Wednesday, June 2, 2010
While getting named to the United States World Cup squad was a special moment for Herculez Gomez, the Los Angeles-born striker believes that only now is his work beginning.

Gomez's rapid ascension up the US Soccer forward ladder started this past January when he signed with Mexican club Puebla and then went on to become the leading goal scorer in Mexico's BiCentenario.

That momentum carried over into last month's US national team pre-selection camp in Princeton, New Jersey where the Las Vegas-raised Gomez impressed head coach Bob Bradley enough to garner a spot on the 23 man roster.

Upon learning that he was selected to the World Cup squad, Gomez was understandably thrilled, yet grounded.

"I've never experienced anything like this," Gomez told YA. "It's been very special and unforgettable, but now I am concentrating on the World Cup. Obviously I'm excited and I've been dreaming since I was a boy about representing my country on the biggest stage. But when I look back on what I did in the last six months, I don't think that it's over, but rather it's just beginning."

The former Kansas City Wizard also tallied a goal in last week's friendly versus the Czech Republic, a score that may have been the deciding factor in earning a seat on the plane to South Africa.

While the gambling analogies of a Las Vegas native beating all odds to make the US roster are apt, Gomez believes that as long as his parents and immediate family are taking pride in his efforts, then he can be at peace with how everything else plays out.

"I really had nothing to lose and I felt like I was playing with free money," stated Gomez. "I just have to keep that mentality and keep working hard, but honestly, for me, as long as my family is proud and that I've represented them in a dignified manner, then that's all that really matters."
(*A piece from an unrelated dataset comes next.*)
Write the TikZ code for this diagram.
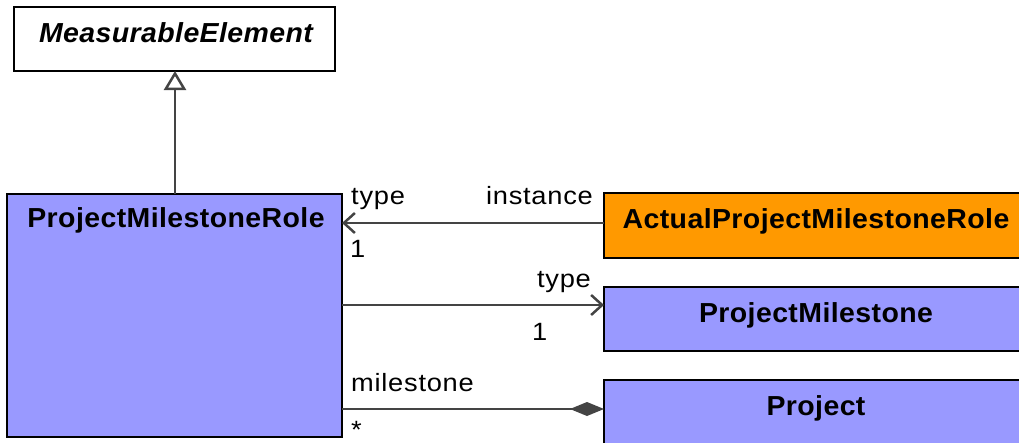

Before getting called to the 30 man provisional roster, Gomez had not been part of the US national team player pool since 2007 when he competed with a younger squad at the Copa America in Venezuela.

Any trepidation that he says he might have felt after arriving at Princeton quickly diminished as he was warmly welcomed by his compatriots.

"It was a little different at first not knowing what was in store, but everyone made it a smooth transition," he noted. "This is a close knit group. It's a good group of guys and they've all been helpful offering advice both on and off the field."

The focus that Gomez has on this month's tournament is unquestionably beyond reproach as any outside distractions, including his recent signing with Mexican club Pachuca, do not even factor into his mind.

"I'm really not interested in talking about Pachuca," said a serious Gomez. "I'm only focused on and talking about the US national team."

It would be easy for media and fans alike to paint Gomez's story as a fairy tale, that of the Mexican-American player who faced adversity at every turn of his career only to overcome those hurdles to compete in the world's most renowned sporting event.

But that label does not suit the new Tuzo who waves off any comparisons to some of sports' other cinderellas.

"I don't really want to be a feel good story," he concluded. "I'm very grateful for this opportunity. I know the odds were against me but I know who I am and I am writing my own story."

Gomez and the US team will face off against Australia this Saturday in their last friendly before their Group C opener versus England on June 12th.